Federal land worker threatened in Utah as conflict simmers
SALT LAKE CITY
SALT LAKE CITY (Reuters) - A pair of motorists in a pick-up truck brandished a firearm and flashed a threatening sign at a federal land management agent in Utah, officials said on Thursday, about a month after a widely-publicized armed standoff with a rancher.
There was no indication that the suspects in the incident on Tuesday were connected to supporters of Nevada rancher Cliven Bundy in a dispute over $1 million in grazing fees and the larger issue of federal control over public lands.
"Threats against Bureau of Land Management employees will not be tolerated, and we are pursuing this matter with local law enforcement," said Megan Crandall, spokeswoman for the bureau in Utah.
Crandall said a BLM employee was driving an agency vehicle on Interstate 15 near Nephi, about 90 miles south of Salt Lake City when two motorists whose faces were covered pulled alongside him and made an obscene gesture.
The suspects pulled away but returned minutes later, flashing a gun and a hand-scrawled sign that read: "You need to die," Crandall said.
She said the incident was reported to the Utah Highway Patrol but the BLM agent could not provide investigators with a license plate number because it appeared to be covered with duct tape.
The federal government controls huge swaths of land across the western states which often prevents state and local governments from using it.
In recent years the conservative state's rights advocates have pushed for taking back public lands. In Utah more than 60 percent of all public lands are under federal control.
"This type of intimidation is unacceptable and must be dealt with immediately. Unchecked militia groups are setting a precedent for lawlessness in the American West, and it is repugnant that this menacing behavior is spreading," U.S. Representative Steve Horsford said in a written statement.

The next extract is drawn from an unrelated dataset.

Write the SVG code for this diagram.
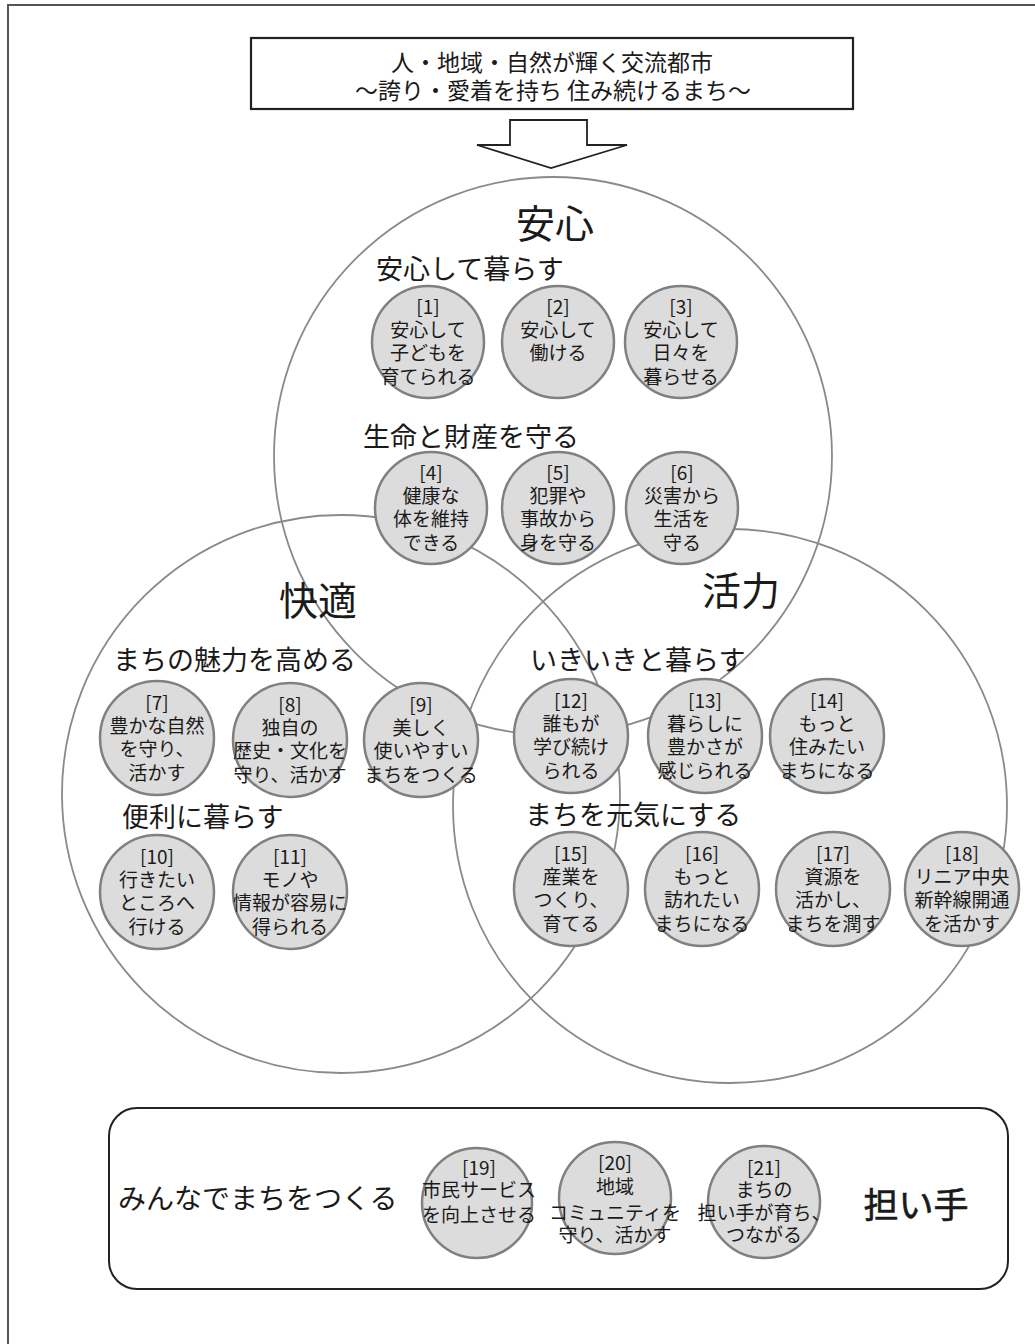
<svg xmlns="http://www.w3.org/2000/svg" width="1035" height="1344" viewBox="0 0 1035 1344">
<style>
text{font-family:"Noto Sans CJK JP","Noto Sans",sans-serif;fill:#1a1a1a}
.big{fill:none;stroke:#8a8a8a;stroke-width:1.8}
.sn{fill:#dcdcdc;stroke:#808080;stroke-width:2.5}
.c{font-size:19px;text-anchor:middle}
.sec{font-size:27px}
.ttl{font-size:39px;text-anchor:middle}
.hd{font-size:23px;text-anchor:middle}
</style>
<rect width="1035" height="1344" fill="#fff"/>
<path d="M8,1344 V5 H1035" fill="none" stroke="#555" stroke-width="2"/>

<g id="vision">
<rect x="251" y="38" width="602" height="71" fill="#fff" stroke="#222" stroke-width="2.2"/>
<text class="hd" x="552" y="71">人・地域・自然が輝く交流都市</text>
<text class="hd" x="553" y="99">～誇り・愛着を持ち 住み続けるまち～</text>
</g>

<g id="connectors">
<polygon points="510,120 587,120 587,145 627,145 551,168 477,145 510,145" fill="#fff" stroke="#222" stroke-width="1.8"/>
</g>

<g id="anshin">
<circle class="big" cx="553" cy="456" r="279"/>
<text class="ttl" x="555" y="238">安心</text>
</g>
<g id="kaiteki">
<circle class="big" cx="341" cy="794" r="279"/>
<text class="ttl" x="318" y="615">快適</text>
</g>
<g id="katsuryoku">
<circle class="big" cx="730" cy="806" r="277"/>
<text class="ttl" x="741" y="605">活力</text>
</g>

<g id="sec-anshin-kurasu"><text class="sec" x="376" y="279">安心して暮らす</text></g>
<g id="sec-seimei"><text class="sec" x="363" y="447">生命と財産を守る</text></g>
<g id="sec-miryoku"><text class="sec" x="113" y="670">まちの魅力を高める</text></g>
<g id="sec-benri"><text class="sec" x="122" y="827">便利に暮らす</text></g>
<g id="sec-ikiiki"><text class="sec" x="530" y="670">いきいきと暮らす</text></g>
<g id="sec-genki"><text class="sec" x="525" y="825">まちを元気にする</text></g>

<g id="n1"><circle class="sn" cx="428" cy="342" r="56"/>
<text class="c" x="428" y="314">[1]</text><text class="c" x="428" y="337">安心して</text><text class="c" x="428" y="360">子どもを</text><text class="c" x="428" y="384">育てられる</text></g>
<g id="n2"><circle class="sn" cx="558" cy="342" r="56"/>
<text class="c" x="558" y="314">[2]</text><text class="c" x="558" y="337">安心して</text><text class="c" x="558" y="360">働ける</text></g>
<g id="n3"><circle class="sn" cx="681" cy="342" r="56"/>
<text class="c" x="681" y="314">[3]</text><text class="c" x="681" y="337">安心して</text><text class="c" x="681" y="360">日々を</text><text class="c" x="681" y="384">暮らせる</text></g>

<g id="n4"><circle class="sn" cx="431" cy="508" r="56"/>
<text class="c" x="431" y="480">[4]</text><text class="c" x="431" y="503">健康な</text><text class="c" x="431" y="526">体を維持</text><text class="c" x="431" y="550">できる</text></g>
<g id="n5"><circle class="sn" cx="558" cy="508" r="56"/>
<text class="c" x="558" y="480">[5]</text><text class="c" x="558" y="503">犯罪や</text><text class="c" x="558" y="526">事故から</text><text class="c" x="558" y="550">身を守る</text></g>
<g id="n6"><circle class="sn" cx="682" cy="508" r="56"/>
<text class="c" x="682" y="480">[6]</text><text class="c" x="682" y="503">災害から</text><text class="c" x="682" y="526">生活を</text><text class="c" x="682" y="550">守る</text></g>

<g id="n7"><circle class="sn" cx="157" cy="738" r="57"/>
<text class="c" x="157" y="710">[7]</text><text class="c" x="157" y="733">豊かな自然</text><text class="c" x="157" y="756">を守り、</text><text class="c" x="157" y="780">活かす</text></g>
<g id="n8"><circle class="sn" cx="290" cy="740" r="57"/>
<text class="c" x="290" y="712">[8]</text><text class="c" x="290" y="735">独自の</text><text class="c" x="290" y="758">歴史・文化を</text><text class="c" x="290" y="782">守り、活かす</text></g>
<g id="n9"><circle class="sn" cx="421" cy="740" r="57"/>
<text class="c" x="421" y="712">[9]</text><text class="c" x="421" y="735">美しく</text><text class="c" x="421" y="758">使いやすい</text><text class="c" x="421" y="782">まちをつくる</text></g>

<g id="n10"><circle class="sn" cx="157" cy="892" r="57"/>
<text class="c" x="157" y="864">[10]</text><text class="c" x="157" y="887">行きたい</text><text class="c" x="157" y="910">ところへ</text><text class="c" x="157" y="934">行ける</text></g>
<g id="n11"><circle class="sn" cx="290" cy="892" r="57"/>
<text class="c" x="290" y="864">[11]</text><text class="c" x="290" y="887">モノや</text><text class="c" x="290" y="910">情報が容易に</text><text class="c" x="290" y="934">得られる</text></g>

<g id="n12"><circle class="sn" cx="571" cy="736" r="57"/>
<text class="c" x="571" y="708">[12]</text><text class="c" x="571" y="731">誰もが</text><text class="c" x="571" y="754">学び続け</text><text class="c" x="571" y="778">られる</text></g>
<g id="n13"><circle class="sn" cx="705" cy="736" r="57"/>
<text class="c" x="705" y="708">[13]</text><text class="c" x="705" y="731">暮らしに</text><text class="c" x="705" y="754">豊かさが</text><text class="c" x="705" y="778">感じられる</text></g>
<g id="n14"><circle class="sn" cx="827" cy="736" r="57"/>
<text class="c" x="827" y="708">[14]</text><text class="c" x="827" y="731">もっと</text><text class="c" x="827" y="754">住みたい</text><text class="c" x="827" y="778">まちになる</text></g>

<g id="n15"><circle class="sn" cx="571" cy="889" r="57"/>
<text class="c" x="571" y="861">[15]</text><text class="c" x="571" y="884">産業を</text><text class="c" x="571" y="907">つくり、</text><text class="c" x="571" y="931">育てる</text></g>
<g id="n16"><circle class="sn" cx="702" cy="889" r="57"/>
<text class="c" x="702" y="861">[16]</text><text class="c" x="702" y="884">もっと</text><text class="c" x="702" y="907">訪れたい</text><text class="c" x="702" y="931">まちになる</text></g>
<g id="n17"><circle class="sn" cx="833" cy="889" r="57"/>
<text class="c" x="833" y="861">[17]</text><text class="c" x="833" y="884">資源を</text><text class="c" x="833" y="907">活かし、</text><text class="c" x="833" y="931">まちを潤す</text></g>
<g id="n18"><circle class="sn" cx="962" cy="889" r="57"/>
<text class="c" x="962" y="861">[18]</text><text class="c" x="962" y="884">リニア中央</text><text class="c" x="962" y="907">新幹線開通</text><text class="c" x="962" y="931">を活かす</text></g>

<g id="ninaite">
<rect x="109" y="1108" width="899" height="181" rx="28" fill="none" stroke="#222" stroke-width="2"/>
<text class="sec" x="118" y="1209" style="font-size:28px">みんなでまちをつくる</text>
<text x="916" y="1218" style="font-size:35px;text-anchor:middle;stroke:#1a1a1a;stroke-width:0.6">担い手</text>
</g>
<g id="n19"><circle class="sn" cx="477" cy="1203" r="55"/>
<text class="c" x="479" y="1175">[19]</text><text class="c" x="479" y="1197">市民サービス</text><text class="c" x="479" y="1222">を向上させる</text></g>
<g id="n20"><circle class="sn" cx="615" cy="1198" r="56"/>
<text class="c" x="615" y="1170">[20]</text><text class="c" x="615" y="1194">地域</text><text class="c" x="615" y="1220">コミュニティを</text><text class="c" x="615" y="1242">守り、活かす</text></g>
<g id="n21"><circle class="sn" cx="764" cy="1202" r="56"/>
<text class="c" x="764" y="1175">[21]</text><text class="c" x="764" y="1197">まちの</text><text class="c" x="764" y="1220">担い手が育ち、</text><text class="c" x="764" y="1242">つながる</text></g>
</svg>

"No individual should fear for their life just because they showed up to work. If elected officials remain silent about this appalling behavior, they are tacitly condoning it. We need to push for this to stop before somebody gets hurt," he said.
Frustration with the BLM has mounted across Utah. A coalition of Utah ranchers have sued the agency for failing to manage the wild horse population and one central Utah county has said it would conduct its own roundup if the BLM fails to act.